Jamie Crewe: Female Executioner
“Female Executioner” is the first solo exhibition in London by Glasgow-based artist Jamie Crewe.
Comprising newly commissioned video, sculpture, print, and text-based works, the exhibition focuses on French writer Rachilde’s Monsieur Venus: A Materialist Novel. Exploring what is at stake in historical reclamation, Female Executioner investigates what happens when a queer, transfeminine artist tries to touch, reflect on, or rehabilitate an historical work of fiction which seems to offer them ancestry.
First published in Belgium in 1884, Monsieur Venus describes a relationship between Raoule de Vénérande, a masculine aristocratic woman, and Jacques Silvert, a working class boy who becomes her mistress. Together, aided by Jacque’s sister Marie and Raoule’s friend the Baron de Raittolbe, the couple invert their genders, acting out a love fuelled by perverse innovation and tinged with sexual jealousy, conservatism and class power. In the end, however, the novel’s overarching Victorian morality falls upon its characters, and everyone is punished for their transgressions.
For Jamie, the novel’s frequent and nuanced cruelty complicates any wholly positive identification with the lead characters, who may at first seem like prototypes of modern-day transgender figuration. However, aspects of the novel still speak lucidly to contemporary trans experience, touching on issues that remain urgent, such as fraught relations with visibility and authenticity, pervasive experiences of trauma, and the threat of punishment and harm. Grappling with this painful ambivalence, Female Executioner stages, reworks and misreads the positive and negative, radical and moralising aspects of Monsieur Venus in relation the artist’s own personal history and experience of transness.
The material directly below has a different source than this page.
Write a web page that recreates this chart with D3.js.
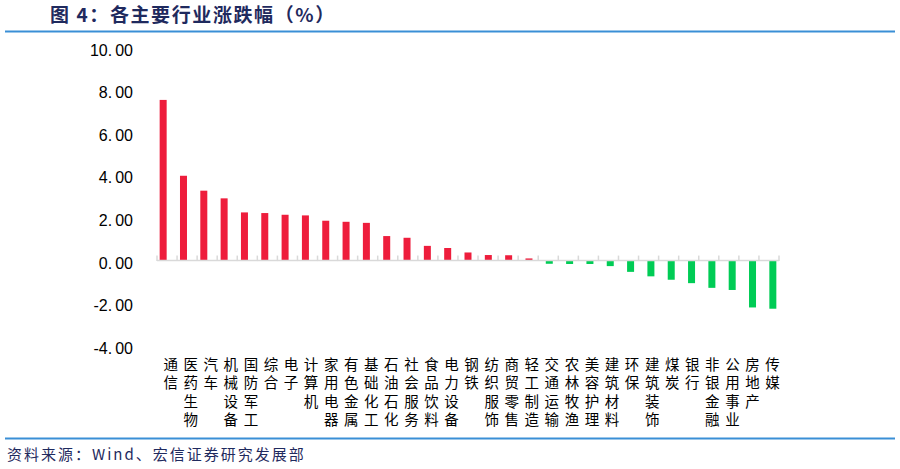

In Jamie’s own words, “seething under its own references” the exhibition“tries to touch the past, and is struck by the past in response.”
The video Adulteress, for example, stages the moment that Jacques slips away from Raoule to walk the streets in a black velvet dress and attempt to seduce a ‘real man’. Focusing on Jacques’s excited journey instead of Raoule’s jealous rage, chronology, setting and performance are unhinged from Rachilde’s original description of the episode, which scrolls along the bottom of the screen. This text juxtaposes with and contradicts the footage it accompanies, building to a tentative and optimistic visual ending which synchronises with the promise of duel to the death scrolling below. Through these and other strategies of wilful misinterpretation — as well as impartial editing, working together with close friends, and displacing the novel’s events to modern-day Glasgow — the radical potential and fundamental judgements of Monsieur Venus are made to trouble a new context.